[Extracted data entries]
start

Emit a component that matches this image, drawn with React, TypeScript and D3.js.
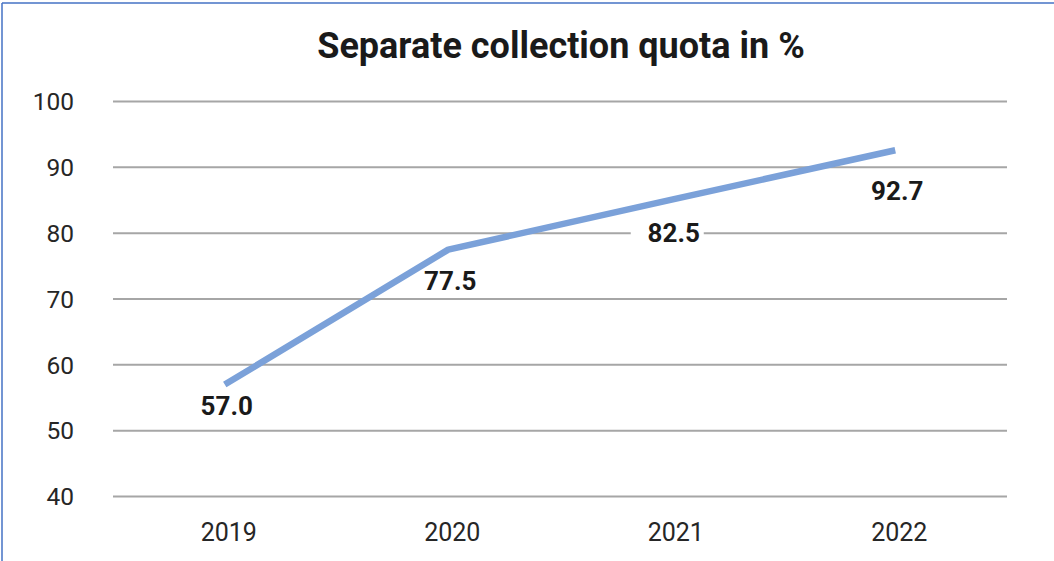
import React from "react";
import * as d3 from "d3";

const years = ["2019", "2020", "2021", "2022"];
const lineValues = [57.0, 77.5, 85.1, 92.6];
const labelTexts = ["57.0", "77.5", "82.5", "92.7"];
const yTicks = [40, 50, 60, 70, 80, 90, 100];
const title = "Separate collection quota in %";

// layout
const W = 1054;
const H = 561;
const M = { left: 113, right: 47, top: 101.5, bottom: 64.5 };
const LABEL_DY = [21, 31, 33, 40];

export default function App() {
  const x = d3
    .scaleBand<string>()
    .domain(years)
    .range([M.left, W - M.right]);
  const y = d3
    .scaleLinear()
    .domain([40, 100])
    .range([H - M.bottom, M.top]);
  const line = d3
    .line<number>()
    .x((_, i) => (x(years[i]) as number) + x.bandwidth() / 2)
    .y((d) => y(d));
  const font = "Roboto, 'Noto Sans', sans-serif";
  return (
    <svg
      width={W}
      height={H}
      style={{ position: "absolute", left: 0, top: 0, background: "#fff" }}
    >
      <rect x={0} y={0} width={W} height={H} fill="#fff" />
      <line x1={2} y1={3} x2={W} y2={3} stroke="#4472c4" strokeWidth={1.5} />
      <line x1={2} y1={3} x2={2} y2={H} stroke="#4472c4" strokeWidth={1.5} />
      <text
        x={561}
        y={58}
        textAnchor="middle"
        fontFamily={font}
        fontWeight={700}
        fontSize={36}
        fill="#1a1a1a"
      >
        {title}
      </text>
      {yTicks.map((t) => (
        <g key={t}>
          <line
            x1={M.left}
            x2={W - M.right}
            y1={y(t)}
            y2={y(t)}
            stroke="#a6a6a6"
            strokeWidth={2}
          />
          <text
            x={74}
            y={y(t)}
            dy="0.36em"
            textAnchor="end"
            fontFamily={font}
            fontSize={24.5}
            fill="#262626"
          >
            {t}
          </text>
        </g>
      ))}
      {years.map((yr) => (
        <text
          key={yr}
          x={(x(yr) as number) + x.bandwidth() / 2 + 4}
          y={H - 20.5}
          textAnchor="middle"
          fontFamily={font}
          fontSize={25}
          fill="#262626"
        >
          {yr}
        </text>
      ))}
      <path
        d={line(lineValues) || ""}
        fill="none"
        stroke="#7ba1d9"
        strokeWidth={6.5}
        strokeLinejoin="round"
      />
      {labelTexts.map((lb, i) => {
        const cx = (x(years[i]) as number) + x.bandwidth() / 2 + 2;
        const cy = y(lineValues[i]) + LABEL_DY[i];
        return (
          <g key={lb}>
            {i === 2 && (
              <rect x={cx - 43} y={cy - 14} width={73} height={28} fill="#fff" />
            )}
            <text
              x={cx}
              y={cy}
              dy="0.36em"
              textAnchor="middle"
              fontFamily={font}
              fontWeight={700}
              fontSize={26}
              fill="#1a1a1a"
            >
              {lb}
            </text>
          </g>
        );
      })}
    </svg>
  );
}
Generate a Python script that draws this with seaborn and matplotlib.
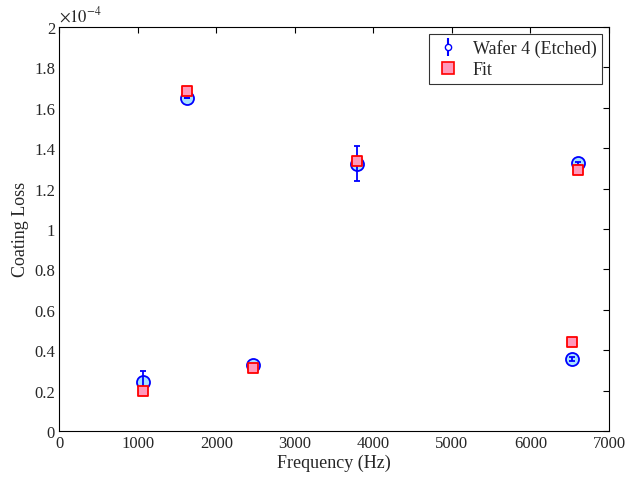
import matplotlib
matplotlib.use("Agg")
import matplotlib.pyplot as plt
import seaborn as sns
import pandas as pd
from matplotlib.lines import Line2D

# Data (coating loss in units of 1e-4)
freq_meas = [1071, 1628, 2469, 3793, 6600, 6533]
loss_meas = [0.241, 1.647, 0.327, 1.322, 1.325, 0.356]
loss_err = [0.057, 0.0, 0.0, 0.087, 0.008, 0.008]
freq_fit = [1071, 1628, 2469, 3793, 6600, 6533]
loss_fit = [0.200, 1.683, 0.310, 1.338, 1.294, 0.439]

xticks = [0, 1000, 2000, 3000, 4000, 5000, 6000, 7000]
yticks = [0, 0.2, 0.4, 0.6, 0.8, 1, 1.2, 1.4, 1.6, 1.8, 2]

sns.set_style("white")
plt.rcParams['font.family'] = ['Liberation Serif', 'DejaVu Serif']
plt.rcParams['mathtext.fontset'] = 'stix'

fig = plt.figure(figsize=(6.37, 4.81), dpi=100)
ax = fig.add_axes([0.093, 0.102, 0.863, 0.840])

df_meas = pd.DataFrame({"f": freq_meas, "l": loss_meas, "e": loss_err})
df_fit = pd.DataFrame({"f": freq_fit, "l": loss_fit})

sns.scatterplot(data=df_meas, x="f", y="l", marker="o", s=88,
                color="#a6e2ff", edgecolor="#0000ff", linewidth=1.3,
                ax=ax, zorder=3, legend=False)
ax.errorbar(df_meas["f"], df_meas["l"], yerr=df_meas["e"], fmt="none",
            ecolor="#0000ff", elinewidth=1.3, capsize=2.5, capthick=1.3, zorder=4)
sns.scatterplot(data=df_fit, x="f", y="l", marker="s", s=55,
                color="#ff99bb", edgecolor="#ff0000", linewidth=1.3,
                ax=ax, zorder=5, legend=False)

ax.set_xlim(0, 7000)
ax.set_ylim(0, 2)
ax.set_xticks(xticks)
ax.set_yticks(yticks)
ax.set_xticklabels([str(v) for v in xticks])
ax.set_yticklabels(["%g" % v for v in yticks])
ax.tick_params(direction="in", top=True, right=True, length=4, width=0.8,
               labelsize=12, color="black", pad=3)
for s in ax.spines.values():
    s.set_color("black")
    s.set_linewidth(0.8)

ax.set_xlabel("Frequency (Hz)", fontsize=13, labelpad=2)
ax.set_ylabel("Coating Loss", fontsize=13, labelpad=4)
ax.text(0.0, 1.005, r"$\times10^{-4}$", transform=ax.transAxes, fontsize=12,
        ha="left", va="bottom")

eb = ax.errorbar([], [], yerr=[], fmt="o", color="#0000ff", markersize=4.5,
                 markerfacecolor="white", capsize=2.5)
h2 = Line2D([], [], marker="s", markersize=8, markerfacecolor="#ff99bb",
            markeredgecolor="#ff0000", linestyle="none", markeredgewidth=1.2)
leg = ax.legend([eb, h2], ["Wafer 4 (Etched)", "Fit"], loc="upper right",
                fontsize=13, frameon=True, fancybox=False, borderaxespad=0.4,
                handletextpad=0.6, borderpad=0.3, labelspacing=0.2,
                handlelength=1.5)
leg.get_frame().set_edgecolor("black")
leg.get_frame().set_linewidth(0.8)

fig.savefig("out.png", dpi=100)
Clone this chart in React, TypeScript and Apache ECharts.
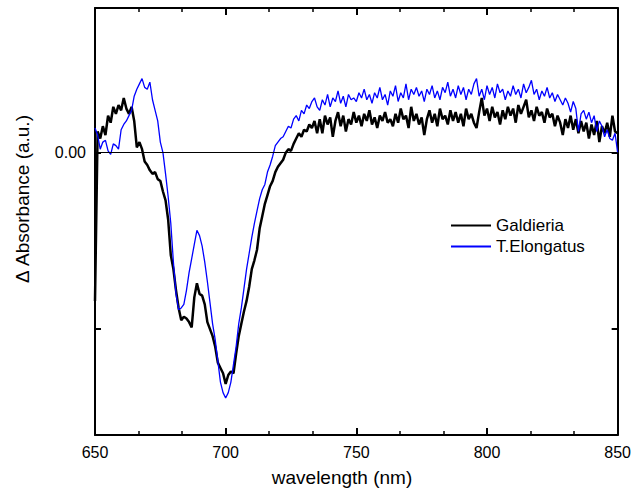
import React, { useEffect, useRef } from "react";
import * as echarts from "echarts";

// Wavelength grid (nm): first sample and step
const wavelengthStart = 650;
const wavelengthStep = 1;

// ΔAbsorbance (a.u.) for Galdieria, 650..850 nm, one value per nm
const galdieria = [
  -0.84, 0.12, 0.08, 0.15, 0.10, 0.21, 0.17, 0.26, 0.22, 0.27,
  0.24, 0.31, 0.25, 0.22, 0.26, 0.18, 0.03, 0.06, 0.02, -0.05,
  -0.07, -0.10, -0.12, -0.11, -0.15, -0.16, -0.22, -0.27, -0.38, -0.58,
  -0.66, -0.78, -0.88, -0.95, -0.93, -0.94, -0.96, -0.99, -0.82, -0.74,
  -0.80, -0.81, -0.86, -0.96, -1.00, -1.04, -1.10, -1.19, -1.22, -1.25,
  -1.31, -1.26, -1.24, -1.25, -1.14, -1.04, -0.97, -0.90, -0.84, -0.76,
  -0.66, -0.61, -0.55, -0.43, -0.36, -0.29, -0.24, -0.19, -0.16, -0.11,
  -0.08, -0.06, -0.04, 0.00, 0.02, 0.01, 0.05, 0.08, 0.11, 0.09,
  0.13, 0.12, 0.16, 0.14, 0.18, 0.11, 0.19, 0.11, 0.21, 0.16,
  0.20, 0.09, 0.18, 0.23, 0.15, 0.21, 0.12, 0.19, 0.16, 0.23,
  0.17, 0.21, 0.15, 0.22, 0.18, 0.24, 0.16, 0.20, 0.14, 0.21,
  0.18, 0.23, 0.17, 0.19, 0.15, 0.22, 0.17, 0.25, 0.19, 0.21,
  0.14, 0.26, 0.18, 0.22, 0.16, 0.20, 0.10, 0.19, 0.24, 0.17,
  0.22, 0.15, 0.25, 0.19, 0.21, 0.16, 0.24, 0.18, 0.23, 0.17,
  0.22, 0.15, 0.25, 0.19, 0.22, 0.17, 0.14, 0.23, 0.31, 0.21,
  0.25, 0.18, 0.26, 0.20, 0.23, 0.16, 0.24, 0.19, 0.26, 0.21,
  0.25, 0.17, 0.27, 0.22, 0.26, 0.30, 0.20, 0.24, 0.18, 0.26,
  0.21, 0.23, 0.17, 0.25, 0.20, 0.22, 0.15, 0.21, 0.17, 0.10,
  0.19, 0.14, 0.21, 0.13, 0.19, 0.11, 0.18, 0.12, 0.17, 0.08,
  0.16, 0.10, 0.18, 0.06, 0.15, 0.11, 0.17, 0.09, 0.21, 0.12,
  0.11,
];

// ΔAbsorbance (a.u.) for T.Elongatus, 650..850 nm, one value per nm
const tElongatus = [
  0.14, 0.10, 0.02, 0.06, 0.07, 0.01, -0.01, 0.05, 0.04, 0.02,
  0.13, 0.16, 0.18, 0.21, 0.24, 0.32, 0.36, 0.39, 0.42, 0.37,
  0.36, 0.40, 0.30, 0.24, 0.18, 0.06, 0.00, -0.12, -0.25, -0.40,
  -0.62, -0.80, -0.89, -0.88, -0.86, -0.78, -0.68, -0.60, -0.52, -0.44,
  -0.47, -0.53, -0.62, -0.73, -0.85, -0.97, -1.06, -1.18, -1.30, -1.36,
  -1.39, -1.36, -1.30, -1.20, -1.10, -0.97, -0.88, -0.77, -0.66, -0.57,
  -0.48, -0.40, -0.33, -0.26, -0.21, -0.18, -0.11, -0.07, -0.02, 0.04,
  0.06, 0.08, 0.09, 0.12, 0.15, 0.14, 0.19, 0.21, 0.18, 0.24,
  0.22, 0.27, 0.25, 0.29, 0.31, 0.26, 0.24, 0.30, 0.27, 0.33,
  0.26, 0.31, 0.29, 0.35, 0.28, 0.32, 0.26, 0.33, 0.30, 0.31,
  0.29, 0.34, 0.31, 0.36, 0.30, 0.33, 0.28, 0.34, 0.31, 0.37,
  0.30, 0.33, 0.27, 0.35, 0.32, 0.38, 0.29, 0.34, 0.31, 0.39,
  0.30, 0.36, 0.33, 0.37, 0.32, 0.35, 0.29, 0.36, 0.33, 0.38,
  0.31, 0.35, 0.30, 0.37, 0.34, 0.40, 0.32, 0.36, 0.31, 0.38,
  0.33, 0.37, 0.30, 0.36, 0.33, 0.39, 0.42, 0.32, 0.36, 0.30,
  0.38, 0.33, 0.37, 0.31, 0.39, 0.34, 0.36, 0.30, 0.35, 0.32,
  0.38, 0.33, 0.36, 0.31, 0.39, 0.34, 0.37, 0.41, 0.33, 0.36,
  0.30, 0.35, 0.32, 0.37, 0.31, 0.34, 0.29, 0.33, 0.30, 0.27,
  0.31, 0.28, 0.23, 0.29, 0.25, 0.12, 0.22, 0.24, 0.19, 0.23,
  0.17, 0.21, 0.12, 0.18, 0.15, 0.09, 0.13, 0.08, 0.07, 0.11,
  0.00,
];

const seriesNames = ["Galdieria", "T.Elongatus"];
const xTitle = "wavelength (nm)";
const yTitle = "\u0394 Absorbance (a.u.)";
const yTickValues = [0, -1];
const yLabelValues = [0];

const FONT = "'Liberation Sans', Arial, Helvetica, sans-serif";

function toPairs(values: number[]) {
  return values.map((v, i) => [wavelengthStart + i * wavelengthStep, v]);
}

export default function App() {
  const ref = useRef<HTMLDivElement>(null);

  useEffect(() => {
    if (!ref.current) return;
    const chart = echarts.init(ref.current, null, { renderer: "svg" });

    const xCommon = {
      type: "value",
      min: 650,
      max: 850,
      interval: 50,
      axisLine: { show: true, onZero: false, lineStyle: { color: "#000", width: 2 } },
      axisTick: { show: true, inside: true, length: 7, lineStyle: { color: "#000", width: 2 } },
      minorTick: { show: true, splitNumber: 3, length: 4, lineStyle: { color: "#000", width: 1.5 } },
      splitLine: { show: false },
      minorSplitLine: { show: false },
    };

    const yCommon = {
      type: "value",
      min: -1.6,
      max: 0.82,
      axisLine: { show: true, onZero: false, lineStyle: { color: "#000", width: 2 } },
      axisTick: {
        show: true,
        inside: true,
        length: 6,
        customValues: yTickValues,
        lineStyle: { color: "#000", width: 2 },
      },
      splitLine: { show: false },
    };

    chart.setOption({
      animation: false,
      backgroundColor: "#fff",
      grid: { left: 95, right: 15, top: 8, bottom: 58, containLabel: false },
      xAxis: [
        {
          ...xCommon,
          position: "bottom",
          axisLabel: {
            show: true,
            margin: 9,
            color: "#000",
            fontSize: 16,
            fontFamily: FONT,
          },
        },
        {
          ...xCommon,
          position: "top",
          axisLabel: { show: false },
        },
      ],
      yAxis: [
        {
          ...yCommon,
          position: "left",
          axisLabel: {
            show: true,
            customValues: yLabelValues,
            margin: 9,
            color: "#000",
            fontSize: 16,
            fontFamily: FONT,
            formatter: (v: number) => v.toFixed(2),
          },
        },
        {
          ...yCommon,
          position: "right",
          axisLabel: { show: false },
        },
      ],
      legend: {
        data: seriesNames.map((n) => ({ name: n, icon: "rect" })),
        orient: "vertical",
        left: 451,
        top: 217,
        padding: 0,
        itemGap: 4,
        itemWidth: 40,
        itemHeight: 2,
        textStyle: { color: "#000", fontSize: 17, fontFamily: FONT, lineHeight: 17 },
      },
      graphic: [
        {
          type: "text",
          x: 342,
          y: 477,
          style: {
            text: xTitle,
            fill: "#000",
            fontSize: 19,
            fontFamily: FONT,
            align: "center",
            verticalAlign: "middle",
          },
        },
        {
          type: "text",
          x: 22.5,
          y: 199,
          rotation: Math.PI / 2,
          style: {
            text: yTitle,
            fill: "#000",
            fontSize: 19,
            fontFamily: FONT,
            align: "center",
            verticalAlign: "middle",
          },
        },
      ],
      series: [
        {
          name: seriesNames[0],
          type: "line",
          xAxisIndex: 0,
          yAxisIndex: 0,
          data: toPairs(galdieria),
          symbol: "none",
          showSymbol: false,
          lineStyle: { color: "#000", width: 2.5 },
          itemStyle: { color: "#000" },
          markLine: {
            silent: true,
            symbol: "none",
            label: { show: false },
            lineStyle: { color: "#000", width: 1, type: "solid" },
            data: [{ yAxis: 0 }],
          },
        },
        {
          name: seriesNames[1],
          type: "line",
          xAxisIndex: 0,
          yAxisIndex: 0,
          data: toPairs(tElongatus),
          symbol: "none",
          showSymbol: false,
          lineStyle: { color: "#0000ff", width: 1.3 },
          itemStyle: { color: "#0000ff" },
        },
      ],
    });

    return () => chart.dispose();
  }, []);

  return (
    <div
      ref={ref}
      style={{ position: "absolute", left: 0, top: 0, width: 634, height: 493 }}
    />
  );
}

end

Using the data above, extract exactly the lines from the one containing "Clone this chart" through the one containing "const wavelengthStep = 1;". Pictures are left out.

- [Answer to this exercise]
Clone this chart in React, TypeScript and Apache ECharts.
import React, { useEffect, useRef } from "react";
import * as echarts from "echarts";

// Wavelength grid (nm): first sample and step
const wavelengthStart = 650;
const wavelengthStep = 1;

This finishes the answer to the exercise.